Tag Archives: dictators

Today’s my birthday, but I just wanna talk about dictators.

I think about Kim Jong-Il fairly often, and I’m not sure why.  He strikes me as a really tragic man: his angry little frame, his angry little outfit, his beady, dark eyes.  There’s something so bizarre about him.  Well, about all dictators.  And the way the West talks about them–with this air of superiority (as in Parade Magazine’s annual feature “The World’s Worst Dictators“).  We denounce their human rights violations and we pity their oppressed people.  We shake our heads, sigh, and vaguely acknowledge our good fortune to live in not that country.  We realize we don’t even really know what that disease is that people are dying of in Zimbabwe, but we think our great-great grandmother might’ve also died from it. 
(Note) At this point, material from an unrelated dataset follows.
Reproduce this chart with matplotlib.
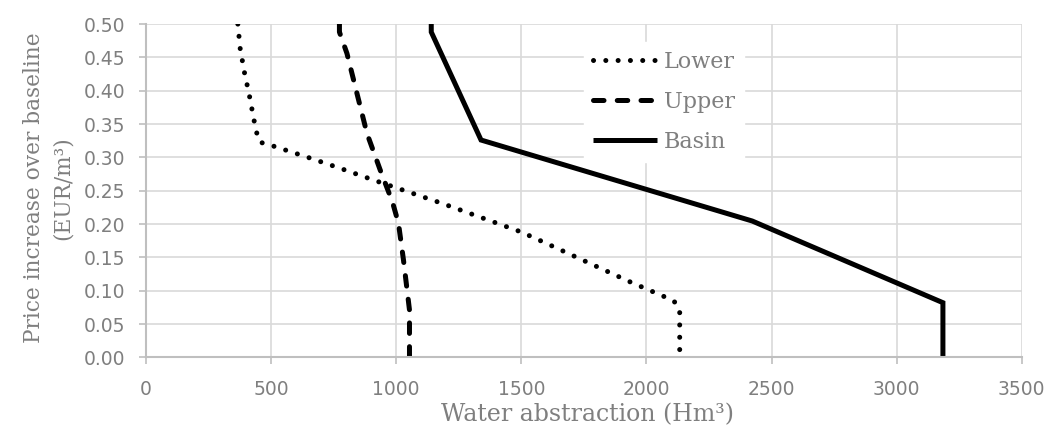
import matplotlib.pyplot as plt

# (x: Hm3, y: EUR/m3)
lower_x = [367, 376, 393, 413, 431, 440, 453, 500, 639, 773, 909, 1183, 1500, 1629, 1936, 2109, 2133, 2133]
lower_y = [0.50, 0.464, 0.428, 0.393, 0.357, 0.34, 0.323, 0.318, 0.301, 0.284, 0.266, 0.231, 0.188, 0.166, 0.113, 0.085, 0.072, 0.0]

upper_x = [773, 773, 803, 883, 936, 985, 1009, 1029, 1053, 1053]
upper_y = [0.50, 0.488, 0.456, 0.336, 0.281, 0.233, 0.201, 0.146, 0.071, 0.0]

basin_x = [1140, 1140, 1339, 2423, 3185, 3185]
basin_y = [0.50, 0.488, 0.326, 0.2045, 0.082, 0.0]

x_ticks = [0, 500, 1000, 1500, 2000, 2500, 3000, 3500]
y_ticks = [0.00, 0.05, 0.10, 0.15, 0.20, 0.25, 0.30, 0.35, 0.40, 0.45, 0.50]

grey = '#7f7f7f'
serif = 'DejaVu Serif'
sans = 'DejaVu Sans'

fig = plt.figure(figsize=(10.46, 4.29), dpi=100)
ax = fig.add_axes([0.1396, 0.167, 0.8372, 0.777])

lw = 3.6
ax.plot(lower_x, lower_y, color='black', lw=lw, linestyle=(0, (0.01, 2.45)),
        dash_capstyle='round', solid_joinstyle='round', label='Lower')
ax.plot(upper_x, upper_y, color='black', lw=lw, linestyle=(0, (2.1, 2.65)),
        dash_capstyle='round', label='Upper')
ax.plot(basin_x, basin_y, color='black', lw=lw, solid_capstyle='butt',
        solid_joinstyle='miter', label='Basin')

ax.set_xlim(0, 3500)
ax.set_ylim(0, 0.5)
ax.set_xticks(x_ticks)
ax.set_yticks(y_ticks)
ax.set_yticklabels([f'{v:.2f}' for v in y_ticks])

ax.grid(True, color='#d9d9d9', linewidth=1.2)
ax.set_axisbelow(True)
for s in ['top', 'right']:
    ax.spines[s].set_visible(False)
for s in ['left', 'bottom']:
    ax.spines[s].set_color('#bfbfbf')
    ax.spines[s].set_linewidth(1.5)

ax.tick_params(axis='both', colors='#bfbfbf', labelcolor=grey, labelsize=13.5,
               length=5, width=1.2, direction='out')
ax.tick_params(axis='x', pad=11)
ax.tick_params(axis='y', pad=10)
for lab in ax.get_xticklabels() + ax.get_yticklabels():
    lab.set_family(sans)

ax.set_xlabel('Water abstraction (Hm³)', fontsize=17, color=grey, family=serif)
ax.xaxis.set_label_coords(0.5036, -0.138)
ax.set_ylabel('Price increase over baseline\n(EUR/m³)', fontsize=15.6, color=grey,
              family=serif, linespacing=1.35)
ax.yaxis.set_label_coords(-0.083, 0.508)

leg = ax.legend(loc='upper left', bbox_to_anchor=(573 / 1046, 1 - 31 / 429),
                bbox_transform=fig.transFigure, frameon=True, fancybox=False,
                edgecolor='white', facecolor='white', framealpha=1,
                prop={'family': serif, 'size': 16}, handlelength=2.9,
                handletextpad=0.3, labelspacing=0.81, borderpad=0.4)
for t in leg.get_texts():
    t.set_color(grey)

fig.savefig('out.png', dpi=100)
On one extreme we do nothing.   Or, on the other, we capture the dictator, imprison him, send him to his death, and “liberate” his people.  (“We,” “them,” and “him” used loosely.) 

…I was reading a Sherman Alexie poem earlier today in which he writes, “Poetry = Anger x Imagination.”  It seems an apt equation.  Ways to channel anger, sort through anger are pretty vital to mental health.  Otherwise you end up sending ballistic missiles into the Pacific Ocean (so to speak).

Oh!  I just remembered why I began writing this post.  To recommend Poets.org’s Poem-A-Day emails in honor of April, National Poetry Month.  I especially like when they send ones that don’t suck.